Below is an excerpt from the book Introduction to statistical learning in R, (chapter-linear model selection and regularization)

"In ridge regression, each least squares coefficient estimate is shrunken by the same proportion"

On a simple dataset, I obtained 2 non-intercept coefficients b1=-0.03036156 and b2=-0.02481822 using OLS. On l2 shrinkage with lambda=1, the new coefficients were b1=-0.01227141 and b2=-0.01887098. Both haven't reduced by equal proportions. What am I missing here?

Note:

1. the assumption made in an Introduction to Statistical Learning book for the quoted statement is n=p
2. the scale of both variables in my dataset is same

Answer 1

As I know we have below equation for Ridge Regression:

\begin{equation} RSS_{Ridge} = \Sigma_{i=1}^{n} (\hat{y}_{i} - y_{i})^2 - \lambda \Sigma_{j=1}^{p}(\beta^2) \end{equation}

First of all, it seems to me, if lambda goes higher does not mean that coefficients go down with inverse relation to lambda. Because the power of beta is two and the lambda is one.

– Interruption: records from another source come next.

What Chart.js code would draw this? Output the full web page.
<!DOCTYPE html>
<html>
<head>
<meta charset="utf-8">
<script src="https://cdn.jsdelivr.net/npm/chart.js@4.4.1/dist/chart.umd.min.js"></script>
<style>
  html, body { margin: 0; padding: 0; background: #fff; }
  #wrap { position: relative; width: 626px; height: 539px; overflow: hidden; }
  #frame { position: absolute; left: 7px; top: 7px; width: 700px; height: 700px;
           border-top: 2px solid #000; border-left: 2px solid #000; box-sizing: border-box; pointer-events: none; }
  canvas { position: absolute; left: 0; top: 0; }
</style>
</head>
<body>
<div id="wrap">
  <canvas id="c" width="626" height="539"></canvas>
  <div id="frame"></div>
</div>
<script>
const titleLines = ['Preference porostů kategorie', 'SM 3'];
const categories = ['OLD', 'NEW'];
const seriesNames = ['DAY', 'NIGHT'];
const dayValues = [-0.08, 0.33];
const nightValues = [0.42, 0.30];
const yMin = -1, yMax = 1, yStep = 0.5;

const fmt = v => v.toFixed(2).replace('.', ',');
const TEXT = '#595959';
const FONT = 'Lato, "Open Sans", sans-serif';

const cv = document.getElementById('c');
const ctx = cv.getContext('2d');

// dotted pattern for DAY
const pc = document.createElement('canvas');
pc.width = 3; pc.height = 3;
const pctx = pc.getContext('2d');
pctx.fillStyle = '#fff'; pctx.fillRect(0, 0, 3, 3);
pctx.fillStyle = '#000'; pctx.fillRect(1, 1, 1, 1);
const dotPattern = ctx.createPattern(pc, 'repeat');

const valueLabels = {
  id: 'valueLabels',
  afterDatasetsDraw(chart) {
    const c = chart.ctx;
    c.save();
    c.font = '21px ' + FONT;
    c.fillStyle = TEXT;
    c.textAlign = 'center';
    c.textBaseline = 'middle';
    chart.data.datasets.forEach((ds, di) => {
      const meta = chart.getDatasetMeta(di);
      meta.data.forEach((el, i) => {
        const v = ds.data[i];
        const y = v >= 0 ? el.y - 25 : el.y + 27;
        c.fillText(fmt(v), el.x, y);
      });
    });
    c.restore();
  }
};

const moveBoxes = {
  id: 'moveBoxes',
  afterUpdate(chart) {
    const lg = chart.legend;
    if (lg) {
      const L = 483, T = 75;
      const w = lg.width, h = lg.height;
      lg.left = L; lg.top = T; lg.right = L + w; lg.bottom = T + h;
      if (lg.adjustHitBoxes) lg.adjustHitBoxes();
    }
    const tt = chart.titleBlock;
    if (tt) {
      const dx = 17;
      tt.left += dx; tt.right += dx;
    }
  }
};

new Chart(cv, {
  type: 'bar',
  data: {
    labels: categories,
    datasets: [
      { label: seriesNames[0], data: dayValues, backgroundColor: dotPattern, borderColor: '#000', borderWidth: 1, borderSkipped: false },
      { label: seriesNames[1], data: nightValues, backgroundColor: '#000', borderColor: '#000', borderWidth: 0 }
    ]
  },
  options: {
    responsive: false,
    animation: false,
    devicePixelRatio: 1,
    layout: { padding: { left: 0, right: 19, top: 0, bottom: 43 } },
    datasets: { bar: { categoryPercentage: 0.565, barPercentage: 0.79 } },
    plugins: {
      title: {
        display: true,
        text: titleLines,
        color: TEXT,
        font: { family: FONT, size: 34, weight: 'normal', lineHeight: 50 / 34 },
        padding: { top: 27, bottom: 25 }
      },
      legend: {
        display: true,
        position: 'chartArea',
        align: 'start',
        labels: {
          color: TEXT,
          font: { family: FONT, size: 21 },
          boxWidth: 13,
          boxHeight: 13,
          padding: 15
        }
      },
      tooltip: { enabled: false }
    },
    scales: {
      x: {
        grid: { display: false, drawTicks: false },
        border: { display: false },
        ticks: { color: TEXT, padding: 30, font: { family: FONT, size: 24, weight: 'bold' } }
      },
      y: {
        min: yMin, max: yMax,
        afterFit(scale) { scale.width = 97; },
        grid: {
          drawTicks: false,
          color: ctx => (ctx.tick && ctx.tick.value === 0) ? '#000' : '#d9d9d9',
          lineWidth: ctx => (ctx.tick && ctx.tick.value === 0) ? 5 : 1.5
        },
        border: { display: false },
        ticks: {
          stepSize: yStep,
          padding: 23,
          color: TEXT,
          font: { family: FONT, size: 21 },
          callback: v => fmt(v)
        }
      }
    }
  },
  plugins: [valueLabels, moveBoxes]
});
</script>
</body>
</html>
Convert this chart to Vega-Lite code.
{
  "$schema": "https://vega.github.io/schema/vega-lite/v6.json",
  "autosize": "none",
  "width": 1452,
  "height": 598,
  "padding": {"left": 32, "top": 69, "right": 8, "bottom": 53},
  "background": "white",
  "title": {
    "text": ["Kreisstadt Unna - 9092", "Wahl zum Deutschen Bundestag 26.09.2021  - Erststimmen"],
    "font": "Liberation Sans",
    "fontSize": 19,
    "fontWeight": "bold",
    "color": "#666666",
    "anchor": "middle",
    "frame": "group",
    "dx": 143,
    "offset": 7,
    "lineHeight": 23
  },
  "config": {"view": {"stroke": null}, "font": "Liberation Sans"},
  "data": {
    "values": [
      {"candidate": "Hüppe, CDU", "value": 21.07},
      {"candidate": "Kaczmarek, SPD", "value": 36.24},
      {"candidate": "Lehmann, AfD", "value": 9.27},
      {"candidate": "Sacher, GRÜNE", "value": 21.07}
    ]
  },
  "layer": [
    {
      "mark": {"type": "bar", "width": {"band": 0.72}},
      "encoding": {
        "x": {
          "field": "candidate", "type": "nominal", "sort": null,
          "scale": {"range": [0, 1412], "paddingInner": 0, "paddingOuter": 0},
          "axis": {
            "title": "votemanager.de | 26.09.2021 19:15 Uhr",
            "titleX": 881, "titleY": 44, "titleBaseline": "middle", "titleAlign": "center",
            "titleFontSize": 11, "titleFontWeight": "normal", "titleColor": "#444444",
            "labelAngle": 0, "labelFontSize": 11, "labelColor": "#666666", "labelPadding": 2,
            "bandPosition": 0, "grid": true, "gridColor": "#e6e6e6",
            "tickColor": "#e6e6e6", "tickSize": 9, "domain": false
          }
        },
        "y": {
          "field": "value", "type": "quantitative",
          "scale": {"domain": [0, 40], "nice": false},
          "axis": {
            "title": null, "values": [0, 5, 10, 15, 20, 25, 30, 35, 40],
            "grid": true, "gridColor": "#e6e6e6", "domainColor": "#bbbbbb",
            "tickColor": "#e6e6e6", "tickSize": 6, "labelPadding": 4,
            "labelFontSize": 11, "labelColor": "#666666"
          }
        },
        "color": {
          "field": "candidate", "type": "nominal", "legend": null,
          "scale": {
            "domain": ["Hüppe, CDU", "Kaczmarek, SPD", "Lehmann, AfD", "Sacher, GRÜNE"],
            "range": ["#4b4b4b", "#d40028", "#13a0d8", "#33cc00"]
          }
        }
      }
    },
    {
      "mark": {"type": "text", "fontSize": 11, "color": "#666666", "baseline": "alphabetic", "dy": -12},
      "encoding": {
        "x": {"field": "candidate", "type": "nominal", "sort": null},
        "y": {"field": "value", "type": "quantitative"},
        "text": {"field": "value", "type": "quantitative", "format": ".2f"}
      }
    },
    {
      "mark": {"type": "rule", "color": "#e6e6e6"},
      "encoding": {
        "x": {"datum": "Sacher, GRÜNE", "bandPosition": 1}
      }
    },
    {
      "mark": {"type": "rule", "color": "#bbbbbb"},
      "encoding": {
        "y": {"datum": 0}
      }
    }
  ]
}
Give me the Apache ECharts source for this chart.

I think you refer to page 226 of "An Introduction to Statistical Learning" book. In the footnote of the figure, the writer says:

"The ridge regression and lasso coefficient estimates for a simple setting with n = p and X 

a diagonal matrix with 1’s on the diagonal. Left: The ridge regression coefficient estimates

are shrunken proportionally towards zero, relative to the least-squares estimates.

Right: The lasso coefficient estimates are soft-thresholded towards zero."

In that figure shows that if we got +2 and -2 coefficient in the OLS model and if Ridge shrunk +2 to +1.8 then we are sure Ridge will shrink -2 to -1.8. So, in both cases with the same proportion of 0.2 coefficients go to near zero.